The elderly fellow was seated at the chess tables, and Kernish walked over and asked him if he was Jewish. Instead of replying to the question, the man simply asked Kernish if he’d like to play a game of chess with him. “Sure,” said Kernish, a decent chess player, “but if I beat you, you’ll put on tefillin.”

A deal was made.

As they played, Kernish struck up a conversation with the fellow—almost six times his age—asking him if he’d ever put on tefillin before. “I never have, in fact, I am not Jewish anymore,” he told Kernish, explaining that he “used to be Yiddish” (using the Yiddish word for “Jewish”). “Do you speak Yiddish?” Kernish asked. The elderly man replied that he’d grown up speaking Yiddish and then abruptly burst into tears.

Over the next few minutes, the elderly man emotionally shared with Kernish a few spare details about his life: He was born in Europe; when he was 9-years-old his father taught him how to play chess; he was the only one in his family to survive the Holocaust.

Now, to remember his father, he plays chess every day.

Kernish ended up winning the game. The centenarian, being a man of his word, rolled up his sleeve to put on tefillin. “Shema,” Kernish started, with the elder man repeating word by word; “Yisrael” they continued. As Kernish helped the man recite Judaism’s essential prayer, the man again broke down, sobbing. “He couldn’t stop crying; he was shaking. He could barely get the words out,” Kernish tells

Having lost the game, the elderly man puts on tefillin, as Kernish and a fellow student celebrate the Jewish milestone.
Having lost the game, the elderly man puts on tefillin, as Kernish and a fellow student celebrate the Jewish milestone.

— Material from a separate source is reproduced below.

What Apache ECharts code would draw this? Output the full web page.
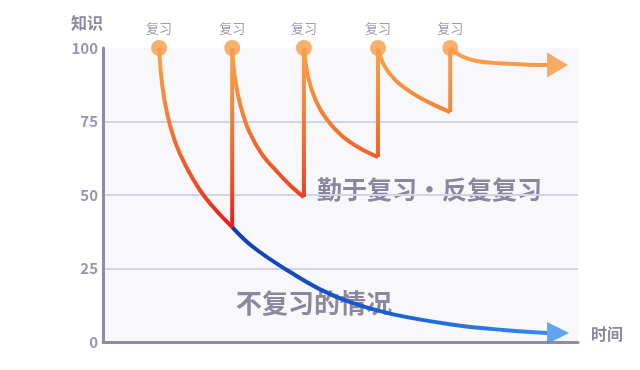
<!DOCTYPE html>
<html>
<head>
<meta charset="utf-8">
<script src="https://cdn.jsdelivr.net/npm/echarts@6/dist/echarts.min.js"></script>
<style>
html,body{margin:0;padding:0;background:#ffffff;}
#chart{width:640px;height:370px;}
</style>
</head>
<body>
<div id="chart"></div>
<script>
// ---- data (x: time 0-100, y: knowledge 0-100) ----
const yTicks = [0, 25, 50, 75, 100];
const yAxisName = '知识';
const xAxisName = '时间';
const reviewLabel = '复习';
const reviewX = [11.8, 27.2, 42.3, 57.9, 73.1];
const reviewY = [100, 100, 100, 100, 100];

const curve1 = [[11.8,100],[12.5,87],[13.6,77],[15.2,68],[17.4,60],[20.4,51.7],[23.8,44.8],[27.2,39.1]];
const curve2 = [[27.2,100],[27.8,89.5],[29.0,80],[30.8,71.5],[33.4,64],[36.6,58],[39.6,53],[42.3,49.3]];
const curve3 = [[42.3,100],[43.2,90],[44.8,82],[47.2,75.5],[50.4,70],[54.0,66],[57.9,62.9]];
const curve4 = [[57.9,100],[59.2,94],[61.6,89],[64.8,85],[68.6,81.5],[73.1,78.2]];
const curve5 = [[73.1,100],[75.4,97.3],[78.6,95.6],[83.5,94.8],[88.5,94.4],[93.5,94.2]];
const reviewArrow = [[95.7,94.2]];

const noReview = [[27.2,39.1],[31.6,32.3],[38.7,24.5],[45.7,17.9],[52.6,13.2],[61.1,9.4],[73.7,5.9],[84.2,4.1],[93.5,3.1]];
const noReviewArrow = [[95.8,3.1]];

const textReview = '勤于复习·反复复习';
const textNoReview = '不复习的情况';

// ---- build ----
const curves = [curve1, curve2, curve3, curve4, curve5];
const jumpData = [];
for (let i = 0; i < 4; i++) {
  const end = curves[i][curves[i].length - 1];
  if (i) jumpData.push('-');
  jumpData.push([end[0], end[1]]);
  jumpData.push([reviewX[i + 1], reviewY[i + 1]]);
}
const dots = reviewX.map((x, i) => [x, reviewY[i]]);

const chart = echarts.init(document.getElementById('chart'));
const orangeGrad = new echarts.graphic.LinearGradient(0, 48, 0, 232, [
  {offset: 0, color: '#f9a34c'},
  {offset: 0.35, color: '#f58236'},
  {offset: 0.75, color: '#ee4a22'},
  {offset: 1, color: '#e8141c'}
], true);
const blueGrad = new echarts.graphic.LinearGradient(232, 0, 568, 0, [
  {offset: 0, color: '#0b3fb4'},
  {offset: 0.5, color: '#1c63d6'},
  {offset: 1, color: '#3d8ff0'}
], true);
const txtColor = '#8c879e';
const font = '"Noto Sans CJK SC", "Noto Sans", sans-serif';

const curveSeries = curves.map(c => ({
  type: 'line', data: c, smooth: 0.4, symbol: 'none', z: 4,
  lineStyle: {color: orangeGrad, width: 4}
}));

chart.setOption({
  animation: false,
  backgroundColor: '#ffffff',
  grid: {left: 103, right: 62, top: 48, bottom: 28, show: true, backgroundColor: '#f8f8fb', borderWidth: 0},
  xAxis: {
    type: 'value', min: 0, max: 100,
    axisLine: {show: true, lineStyle: {color: '#8f8cab', width: 3}},
    axisTick: {show: false}, axisLabel: {show: false}, splitLine: {show: false}
  },
  yAxis: {
    type: 'value', min: yTicks[0], max: yTicks[yTicks.length - 1], interval: 25,
    axisLine: {show: true, lineStyle: {color: '#8f8cab', width: 3}},
    axisTick: {show: false},
    axisLabel: {color: '#9995ae', fontSize: 15, fontWeight: 'bold', fontFamily: font, margin: 5},
    splitLine: {show: true, lineStyle: {color: ['rgba(0,0,0,0)', '#d3d3e6', '#d3d3e6', '#d3d3e6', 'rgba(0,0,0,0)'], width: 2}}
  },
  graphic: [
    {type: 'text', left: 71, top: 15, style: {text: yAxisName, fill: txtColor, font: 'bold 16px ' + font}},
    {type: 'text', left: 591, top: 326, style: {text: xAxisName, fill: txtColor, font: 'bold 16px ' + font}},
    {type: 'text', left: 317, top: 177, style: {text: textReview, fill: txtColor, font: 'bold 25px ' + font}},
    {type: 'text', left: 236, top: 290, style: {text: textNoReview, fill: txtColor, font: 'bold 26px ' + font}}
  ],
  series: [
    {
      type: 'line', data: noReview, smooth: 0.4, symbol: 'none', z: 3,
      lineStyle: {color: blueGrad, width: 4}
    },
    {
      type: 'scatter', data: noReviewArrow, symbol: 'triangle', symbolRotate: -90, symbolSize: [22, 22], z: 3,
      itemStyle: {color: '#3d8ff0'}
    },
    {
      type: 'line', data: jumpData, smooth: false, symbol: 'none', z: 4,
      lineStyle: {color: orangeGrad, width: 4}
    }
  ].concat(curveSeries).concat([
    {
      type: 'scatter', data: reviewArrow, symbol: 'triangle', symbolRotate: -90, symbolSize: [25, 21], z: 4,
      itemStyle: {color: '#f8953f'}
    },
    {
      type: 'scatter', data: dots, symbolSize: 16, z: 5,
      itemStyle: {color: '#f69c48'},
      label: {show: true, position: 'top', distance: 5, formatter: reviewLabel, color: '#878299', fontSize: 13, fontFamily: font}
    }
  ])
});
</script>
</body>
</html>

The significance of the moment was not lost on Kernish, who has had on his own spiritual journey. As a boy, he used to play in the park with one of the sons of Rabbi Shalom Ber and Nechama Farkash, co-directors of Chabad-Lubavitch of the Central Cascades, in Issaquah, Wash. Soon Kernish decided he wanted to put on a kippah and tzitzit, wearing them to public school too.

Now a yeshivah student, Kernish sees no coincidence in the fact that his moving encounter took place during the week of the Torah reading of Lech Lecha, which opens with our forefather Abraham circumcising himself at 99 years old. “Abraham entered the covenant at 99,” Kernish says, “and my new friend had his bar mitzvah this Friday just shy of 102.”